Especialistas em segurança pública criticaram a retórica de governadores de direita sobre o combate ao crime, alegando que o discurso transfere o debate do campo policial para o político e geopolítico. A discussão acontece em meio à Operação Contenção, no Rio de Janeiro, que deixou 121 mortos.
O sociólogo Ignacio Cano, da Universidade do Estado do Rio de Janeiro (UERJ), criticou a criação do “Consórcio da Paz”, projeto de integração entre sete governadores, incluindo Cláudio Castro (RJ) e Tarcísio de Freitas (SP).
“Os governadores erraram no nome. Deveria se chamar Consórcio da Morte, porque é isso que eles estão propondo. Certamente não é a paz”, afirmou Cano. Ele avalia que a maioria dos líderes de direita estão “promovendo a letalidade policial”.
O uso político do termo “narcoterrorismo”
Outro termo criticado por sociólogos e cientistas políticos é “narcoterrorismo”, usado por governadores como Castro, Tarcísio e Romeu Zema (MG) para se referir às facções criminosas.
Jacqueline Muniz, antropóloga e cientista política da Universidade Federal Fluminense (UFF), classificou a expressão como uma “bobagem que atrapalha a polícia”. Segundo ela, o uso do termo “oculta incompetências, incapacidades e oportunismos políticos”.
“Quando você diz que está diante de um narcoterrorismo, você está dizendo que precisa de mais poder, mais dinheiro, mais orçamento e que não precisa dar satisfação do que vai fazer”, complementou Muniz.
Do ponto de vista conceitual, Ignacio Cano aponta que a expressão é contraditória, pois terrorismo está associado a objetivos políticos. O objetivo do criminoso seria o lucro, não a motivação política.
A Lei n° 13.260, de 2016, que define terrorismo no Brasil, classifica facções de tráfico de drogas como organizações criminosas, diferente do entendimento adotado pelos governos de direita.
Pressão internacional e risco à democracia
Os especialistas em segurança pública entendem que a pressão pelo uso de “narcoterrorista” é um alinhamento político com forças externas, como os governos da Argentina e Paraguai, que classificaram o PCC e o Comando Vermelho como terroristas.
Jonas Pacheco, coordenador de pesquisa da Rede de Observatórios da Segurança, avalia que o discurso transfere o debate para a geopolítica. Ele afirma que isso aumenta o risco de interferências internacionais e fragiliza a democracia, já que as leis antiterroristas diminuem garantias processuais.
“Uma forma de os Estados Unidos intervirem de forma mais efetiva no nosso território é justamente apelar para o que os norte-americanos temem historicamente”, disse Pacheco.

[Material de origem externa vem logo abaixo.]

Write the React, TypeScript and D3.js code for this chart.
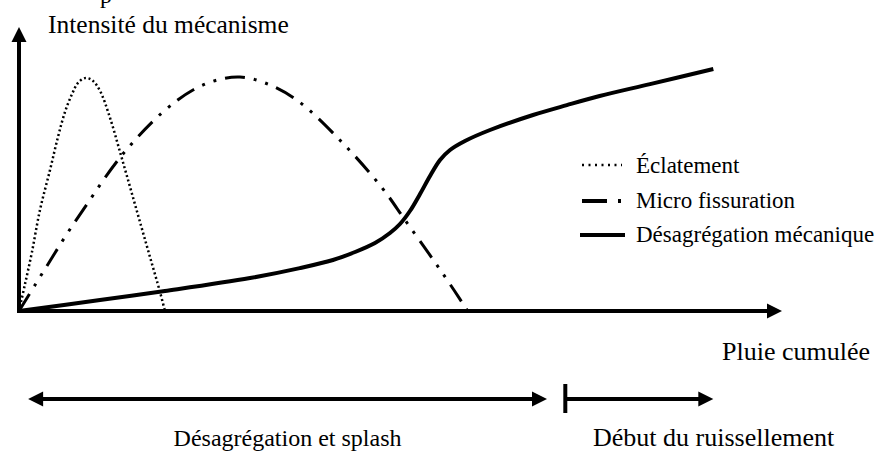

A desumanização pela “guerra às drogas”
A categoria semântica de “guerra”, muito comum entre as autoridades, também é criticada pelos especialistas. Eles alertam para as consequências simbólicas e materiais da retórica.
“Quando você pauta o debate na ideia de guerra, você valida ações que barbarizam todo um território,” afirmou Jonas Pacheco. Ele ressalta que o “inimigo nessa guerra” é o traficante da favela, o “pobre e o preto” em territórios de extrema precarização.
Para Jacqueline Muniz, a retórica é um “projeto autoritário” em que a insegurança se torna política pública. “Estamos falando de um projeto autoritário onde a insegurança se torna política pública. Quanto maior a insegurança, melhor para essas autoridades, porque nós somos fidelizados pelo medo.”